According to LaVelle E. Neal III and Phil Miller of the Minneapolis Star Tribune, Joe Mauer will announce his retirement from baseball after 15 MLB seasons, all with the Minnesota Twins.
The Twins have not yet confirmed the announcement, but the expectation is that a press conference will take place on Monday at Target Field.
His mid-May concussion reminded the soon-to-be father of three that there are other considerations besides baseball. “Thank you, Minnesota Twins, and thank you, fans, for making my career as special and memorable as it was," he said. "I leave with a full and grateful heart.” https://t.co/t479AHjwx5
— Phil Miller (@MillerStrib) November 9, 2018
In a statement issued by Mauer to the Star Tribune, the 35-year-old former catcher said the following:
“After much consideration I have decided to retire from playing baseball. The decision came down to my health and my family. The risk of concussion is always there, and I was reminded of that this season after missing over 30 games as a result of diving for a foul ball. Thank you, Minnesota Twins, and thank you, fans, for making my career as special and memorable as it was. Because of you I can leave the game I love with a full and grateful heart.”
The greatest screenwriters in the world couldn’t have scripted a better ending for Mauer, who sliced a double into the gap in left-center in what ended up being his final big-league at-bat on Sept. 30 against the Chicago White Sox.
But the best was still to come, as an extended delay before the top of the ninth led to a moment for the ages — Mauer coming out as a catcher one last time.
— FOX Sports North (@fsnorth) September 30, 2018
Mauer caught one pitch from Matt Belisle, called for time and embraced the veteran righty on the mound before leaving the field one last time.
Belisle was so grateful for the chance to be part of that moment, as he relayed to the media following the game.
“Awesome? Yeah, that’s an understatement,” Belisle said of the scene during the ninth inning that day. “Very emotional. When he approached me about this a few days ago, it was something that I was just really blown away with humility, to have an honor bestowed on me in that regard. So, of course, I told him, ‘If you want to do this, I’m in your corner like cast iron, I’ll do whatever you want. It doesn’t matter, and that’s for life.’ When he came to me yesterday and said we’re going to do it, I said, ‘OK, let’s roll.’
“I didn’t know how it would play out there, with the length of time, given the hugs and all that, I just wanted to do my best to make it about him and have it as special as it can be. I’m at a loss for words on the idea that he came to me and said I wouldn’t have anybody than you throw it. I don’t know what to say about that.”
Mauer admitted things got pretty emotional when he put that gear on for the last time.

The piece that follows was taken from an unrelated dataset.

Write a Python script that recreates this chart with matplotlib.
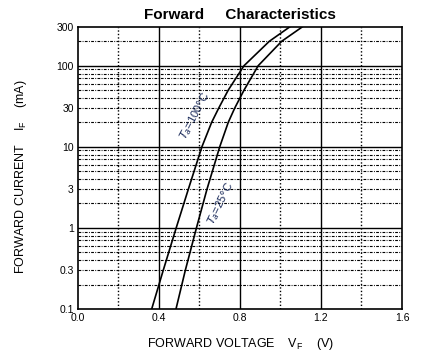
import numpy as np
import matplotlib.pyplot as plt

plt.rcParams['font.family'] = ['Liberation Sans', 'DejaVu Sans']

# forward current (mA) and forward voltage (V)
current_ma = [0.1, 0.3, 1, 3, 10, 20, 30, 50, 100, 200, 300]
vf_100c = [0.364, 0.421, 0.485, 0.545, 0.612, 0.66, 0.695, 0.742, 0.82, 0.945, 1.045]
vf_25c = [0.484, 0.53, 0.585, 0.637, 0.70, 0.742, 0.774, 0.82, 0.89, 1.006, 1.107]

x_ticks = [0.0, 0.4, 0.8, 1.2, 1.6]
x_ticklabels = ['0.0', '0.4', '0.8', '1.2', '1.6']
y_ticks = [0.1, 0.3, 1, 3, 10, 30, 100, 300]
y_ticklabels = ['0.1', '0.3', '1', '3', '10', '30', '100', '300']

fig = plt.figure(figsize=(4.22, 3.57), dpi=100)
ax = fig.add_axes([0.1848, 0.1345, 0.7678, 0.7899])

ax.set_yscale('log')
ax.set_xlim(0, 1.6)
ax.set_ylim(0.1, 300)

# grid: solid at major, dotted in between
for v in [0.4, 0.8, 1.2]:
    ax.axvline(v, color='black', lw=1.0, zorder=1)
for v in [0.2, 0.6, 1.0, 1.4]:
    ax.axvline(v, color='black', lw=1.0, ls=(0, (1, 1.5)), zorder=1)
for v in [1, 10, 100]:
    ax.axhline(v, color='black', lw=1.0, zorder=1)
minor = [m * d for d in [0.1, 1, 10] for m in range(2, 10)] + [200]
for v in minor:
    ax.axhline(v, color='black', lw=0.8, ls=(0, (2.5, 1.2, 0.8, 1.2)), zorder=1)

ax.plot(vf_100c, current_ma, color='black', lw=1.2, zorder=3)
ax.plot(vf_25c, current_ma, color='black', lw=1.2, zorder=3)

ax.text(0.578, 24, r'$T_a$=100$\degree$C', rotation=62, fontsize=8,
        color='#1a2a5a', ha='center', va='center', zorder=4)
ax.text(0.706, 2.0, r'$T_a$=25$\degree$C', rotation=64, fontsize=8,
        color='#1a2a5a', ha='center', va='center', zorder=4)

ax.set_xticks(x_ticks)
ax.set_xticklabels(x_ticklabels)
ax.set_yticks(y_ticks)
ax.set_yticklabels(y_ticklabels)
ax.minorticks_off()
ax.tick_params(length=0, labelsize=7.5, pad=3)
for s in ax.spines.values():
    s.set_linewidth(1.2)

ax.set_xlabel(r'FORWARD VOLTAGE    V$_\mathregular{F}$    (V)', fontsize=9, labelpad=9)
ax.set_ylabel(r'FORWARD CURRENT    I$_\mathregular{F}$    (mA)', fontsize=9)
ax.yaxis.set_label_coords(-0.151, 0.47)
ax.set_title('Forward     Characteristics', fontsize=11, fontweight='bold', pad=6)

fig.savefig('out.png', dpi=100)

It’s what led to this iconic photo, a fitting final image for a career well played, Mauer.
— Dustin Morse (@morsecode) October 1, 2018
“I was able to put my gear on at my locker. That’s kind of when it all came out. I was able to get out there and have that moment, and I’m just thankful it happened that way.”
The only way it could have been more perfect is if the final series had been against the team the Twins played before Chicago — the Detroit Tigers, with manager Ron Gardenhire watching from the other dugout.